**Data to use:**
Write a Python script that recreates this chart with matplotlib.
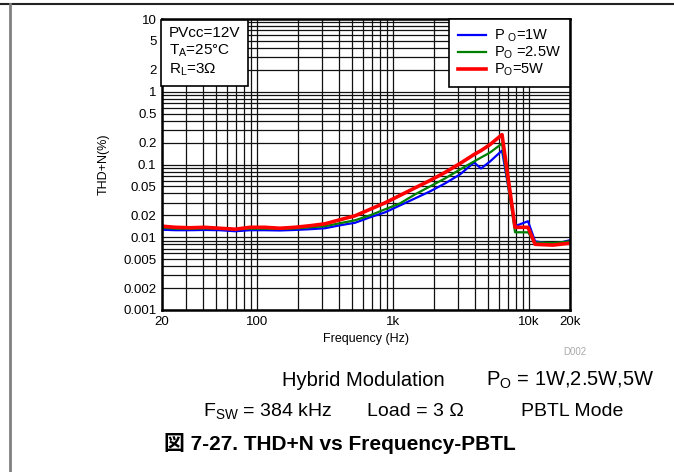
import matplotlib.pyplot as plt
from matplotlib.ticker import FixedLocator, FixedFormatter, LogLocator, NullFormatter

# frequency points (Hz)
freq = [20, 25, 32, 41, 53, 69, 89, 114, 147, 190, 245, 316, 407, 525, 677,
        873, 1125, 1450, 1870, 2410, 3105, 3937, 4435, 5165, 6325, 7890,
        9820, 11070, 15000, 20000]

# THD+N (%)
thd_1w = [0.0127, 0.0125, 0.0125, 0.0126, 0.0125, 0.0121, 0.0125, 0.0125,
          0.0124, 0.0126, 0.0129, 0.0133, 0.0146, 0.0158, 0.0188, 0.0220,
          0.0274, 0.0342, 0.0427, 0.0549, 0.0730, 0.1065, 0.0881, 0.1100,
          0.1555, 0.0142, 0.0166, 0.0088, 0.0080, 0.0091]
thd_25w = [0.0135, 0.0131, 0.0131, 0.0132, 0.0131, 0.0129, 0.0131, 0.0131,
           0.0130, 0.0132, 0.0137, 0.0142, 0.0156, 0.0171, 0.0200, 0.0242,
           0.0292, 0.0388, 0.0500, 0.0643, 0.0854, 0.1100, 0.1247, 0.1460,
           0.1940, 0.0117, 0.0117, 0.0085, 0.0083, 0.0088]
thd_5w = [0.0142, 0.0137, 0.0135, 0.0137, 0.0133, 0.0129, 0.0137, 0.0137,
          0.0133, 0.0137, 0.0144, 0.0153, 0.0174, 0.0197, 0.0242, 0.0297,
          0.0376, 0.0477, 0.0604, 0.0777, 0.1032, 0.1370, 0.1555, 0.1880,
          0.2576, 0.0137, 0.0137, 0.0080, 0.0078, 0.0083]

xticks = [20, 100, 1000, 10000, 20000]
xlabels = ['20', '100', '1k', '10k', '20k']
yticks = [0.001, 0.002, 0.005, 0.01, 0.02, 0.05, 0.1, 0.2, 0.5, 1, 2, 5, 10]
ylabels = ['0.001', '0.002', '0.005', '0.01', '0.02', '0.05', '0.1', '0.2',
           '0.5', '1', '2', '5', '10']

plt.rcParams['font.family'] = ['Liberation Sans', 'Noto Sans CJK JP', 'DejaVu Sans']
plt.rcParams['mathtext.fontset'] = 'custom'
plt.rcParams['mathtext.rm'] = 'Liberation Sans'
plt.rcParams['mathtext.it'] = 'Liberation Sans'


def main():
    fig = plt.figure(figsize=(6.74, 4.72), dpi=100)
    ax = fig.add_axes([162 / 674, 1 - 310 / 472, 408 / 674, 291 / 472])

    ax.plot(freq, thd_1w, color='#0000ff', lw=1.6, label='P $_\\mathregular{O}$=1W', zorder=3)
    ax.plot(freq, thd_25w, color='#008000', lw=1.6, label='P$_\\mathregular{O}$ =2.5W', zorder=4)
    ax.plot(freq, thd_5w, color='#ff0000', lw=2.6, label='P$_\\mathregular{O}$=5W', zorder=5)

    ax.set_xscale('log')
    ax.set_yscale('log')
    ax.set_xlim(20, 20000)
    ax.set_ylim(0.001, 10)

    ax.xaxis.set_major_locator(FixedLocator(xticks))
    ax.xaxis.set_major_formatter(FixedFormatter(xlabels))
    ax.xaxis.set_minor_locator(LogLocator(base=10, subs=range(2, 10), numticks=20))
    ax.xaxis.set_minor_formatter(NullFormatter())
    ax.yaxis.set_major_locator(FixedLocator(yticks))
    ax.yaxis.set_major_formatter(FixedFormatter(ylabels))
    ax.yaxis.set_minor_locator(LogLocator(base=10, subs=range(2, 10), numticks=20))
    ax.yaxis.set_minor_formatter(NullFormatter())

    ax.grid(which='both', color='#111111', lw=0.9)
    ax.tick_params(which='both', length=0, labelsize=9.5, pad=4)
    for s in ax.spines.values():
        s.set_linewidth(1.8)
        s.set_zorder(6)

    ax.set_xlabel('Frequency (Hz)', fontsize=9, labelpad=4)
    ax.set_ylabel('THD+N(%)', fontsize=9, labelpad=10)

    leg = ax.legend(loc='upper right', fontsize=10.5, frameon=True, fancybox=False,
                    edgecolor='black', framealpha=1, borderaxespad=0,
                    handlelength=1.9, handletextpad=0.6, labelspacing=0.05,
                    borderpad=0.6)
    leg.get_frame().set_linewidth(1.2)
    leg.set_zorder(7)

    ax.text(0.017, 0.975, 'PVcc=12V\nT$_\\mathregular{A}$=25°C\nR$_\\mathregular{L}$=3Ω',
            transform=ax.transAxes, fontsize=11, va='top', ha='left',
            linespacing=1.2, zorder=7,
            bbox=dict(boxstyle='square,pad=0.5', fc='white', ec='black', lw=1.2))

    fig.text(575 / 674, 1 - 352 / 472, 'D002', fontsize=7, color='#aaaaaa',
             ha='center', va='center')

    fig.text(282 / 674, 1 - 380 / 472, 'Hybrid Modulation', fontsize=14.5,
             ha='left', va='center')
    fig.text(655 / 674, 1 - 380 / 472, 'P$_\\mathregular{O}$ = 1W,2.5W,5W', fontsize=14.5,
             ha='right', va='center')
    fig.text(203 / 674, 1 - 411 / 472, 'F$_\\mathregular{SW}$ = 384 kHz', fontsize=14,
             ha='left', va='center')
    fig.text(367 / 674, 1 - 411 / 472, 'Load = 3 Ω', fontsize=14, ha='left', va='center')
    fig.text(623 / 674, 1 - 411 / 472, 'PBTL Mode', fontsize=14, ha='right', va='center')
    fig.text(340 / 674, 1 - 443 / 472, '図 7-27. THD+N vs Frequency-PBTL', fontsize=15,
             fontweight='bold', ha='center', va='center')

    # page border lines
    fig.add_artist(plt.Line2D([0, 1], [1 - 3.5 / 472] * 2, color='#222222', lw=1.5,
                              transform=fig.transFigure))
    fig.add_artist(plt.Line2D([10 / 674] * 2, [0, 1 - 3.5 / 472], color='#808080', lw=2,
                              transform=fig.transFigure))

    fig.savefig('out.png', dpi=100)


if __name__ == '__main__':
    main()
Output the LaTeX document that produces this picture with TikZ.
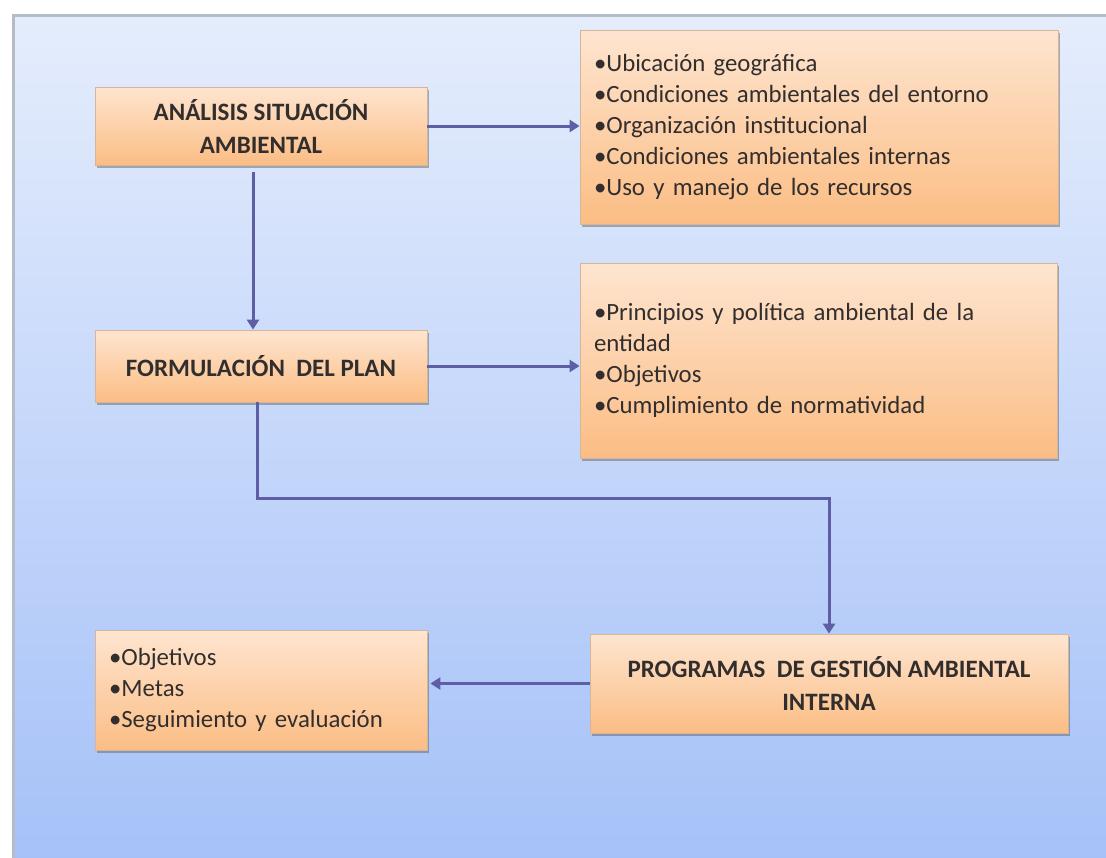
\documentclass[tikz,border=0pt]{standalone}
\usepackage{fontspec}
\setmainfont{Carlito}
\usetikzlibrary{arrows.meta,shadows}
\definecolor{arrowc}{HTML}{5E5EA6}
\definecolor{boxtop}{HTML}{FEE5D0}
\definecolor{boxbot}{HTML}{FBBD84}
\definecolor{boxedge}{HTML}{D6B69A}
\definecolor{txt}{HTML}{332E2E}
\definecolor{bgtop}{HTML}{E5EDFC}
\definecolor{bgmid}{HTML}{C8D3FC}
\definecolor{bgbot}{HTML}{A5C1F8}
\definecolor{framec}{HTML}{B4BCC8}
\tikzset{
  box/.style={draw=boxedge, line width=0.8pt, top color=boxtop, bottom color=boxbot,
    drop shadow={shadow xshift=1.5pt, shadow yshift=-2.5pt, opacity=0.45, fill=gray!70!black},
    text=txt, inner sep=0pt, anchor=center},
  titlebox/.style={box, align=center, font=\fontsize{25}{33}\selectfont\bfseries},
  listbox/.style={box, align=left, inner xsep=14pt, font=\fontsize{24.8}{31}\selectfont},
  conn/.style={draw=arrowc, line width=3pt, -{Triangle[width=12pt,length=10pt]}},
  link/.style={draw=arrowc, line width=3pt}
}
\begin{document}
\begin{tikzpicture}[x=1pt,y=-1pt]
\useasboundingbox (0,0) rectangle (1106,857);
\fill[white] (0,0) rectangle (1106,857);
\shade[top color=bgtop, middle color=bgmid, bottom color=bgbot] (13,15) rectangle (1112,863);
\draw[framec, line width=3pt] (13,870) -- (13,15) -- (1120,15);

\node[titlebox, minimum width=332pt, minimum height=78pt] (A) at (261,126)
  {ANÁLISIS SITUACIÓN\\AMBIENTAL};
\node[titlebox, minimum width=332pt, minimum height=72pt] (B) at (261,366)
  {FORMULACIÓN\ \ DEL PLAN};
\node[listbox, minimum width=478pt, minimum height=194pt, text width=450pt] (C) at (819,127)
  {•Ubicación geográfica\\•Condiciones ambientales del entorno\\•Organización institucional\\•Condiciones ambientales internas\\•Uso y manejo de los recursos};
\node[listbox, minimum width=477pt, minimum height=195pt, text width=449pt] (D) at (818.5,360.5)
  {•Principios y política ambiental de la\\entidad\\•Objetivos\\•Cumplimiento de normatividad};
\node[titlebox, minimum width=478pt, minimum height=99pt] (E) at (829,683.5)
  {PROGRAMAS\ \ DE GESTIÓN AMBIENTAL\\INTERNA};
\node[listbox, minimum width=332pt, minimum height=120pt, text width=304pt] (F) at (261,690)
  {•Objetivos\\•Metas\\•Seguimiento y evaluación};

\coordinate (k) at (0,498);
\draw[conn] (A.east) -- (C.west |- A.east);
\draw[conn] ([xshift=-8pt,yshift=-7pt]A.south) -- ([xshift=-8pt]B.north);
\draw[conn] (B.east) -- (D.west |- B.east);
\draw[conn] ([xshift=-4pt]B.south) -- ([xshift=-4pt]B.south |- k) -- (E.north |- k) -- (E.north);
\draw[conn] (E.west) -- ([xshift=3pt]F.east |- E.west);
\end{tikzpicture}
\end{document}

**Problem description:** Write out exactly the opening lines of the data, stopping after the line that holds "0.2576, 0.0137, 0.0137, 0.0080, 0.0078, 0.0083]". Exclude pictures.

**Exercise solution:**
Write a Python script that recreates this chart with matplotlib.
import matplotlib.pyplot as plt
from matplotlib.ticker import FixedLocator, FixedFormatter, LogLocator, NullFormatter

# frequency points (Hz)
freq = [20, 25, 32, 41, 53, 69, 89, 114, 147, 190, 245, 316, 407, 525, 677,
        873, 1125, 1450, 1870, 2410, 3105, 3937, 4435, 5165, 6325, 7890,
        9820, 11070, 15000, 20000]

# THD+N (%)
thd_1w = [0.0127, 0.0125, 0.0125, 0.0126, 0.0125, 0.0121, 0.0125, 0.0125,
          0.0124, 0.0126, 0.0129, 0.0133, 0.0146, 0.0158, 0.0188, 0.0220,
          0.0274, 0.0342, 0.0427, 0.0549, 0.0730, 0.1065, 0.0881, 0.1100,
          0.1555, 0.0142, 0.0166, 0.0088, 0.0080, 0.0091]
thd_25w = [0.0135, 0.0131, 0.0131, 0.0132, 0.0131, 0.0129, 0.0131, 0.0131,
           0.0130, 0.0132, 0.0137, 0.0142, 0.0156, 0.0171, 0.0200, 0.0242,
           0.0292, 0.0388, 0.0500, 0.0643, 0.0854, 0.1100, 0.1247, 0.1460,
           0.1940, 0.0117, 0.0117, 0.0085, 0.0083, 0.0088]
thd_5w = [0.0142, 0.0137, 0.0135, 0.0137, 0.0133, 0.0129, 0.0137, 0.0137,
          0.0133, 0.0137, 0.0144, 0.0153, 0.0174, 0.0197, 0.0242, 0.0297,
          0.0376, 0.0477, 0.0604, 0.0777, 0.1032, 0.1370, 0.1555, 0.1880,
          0.2576, 0.0137, 0.0137, 0.0080, 0.0078, 0.0083]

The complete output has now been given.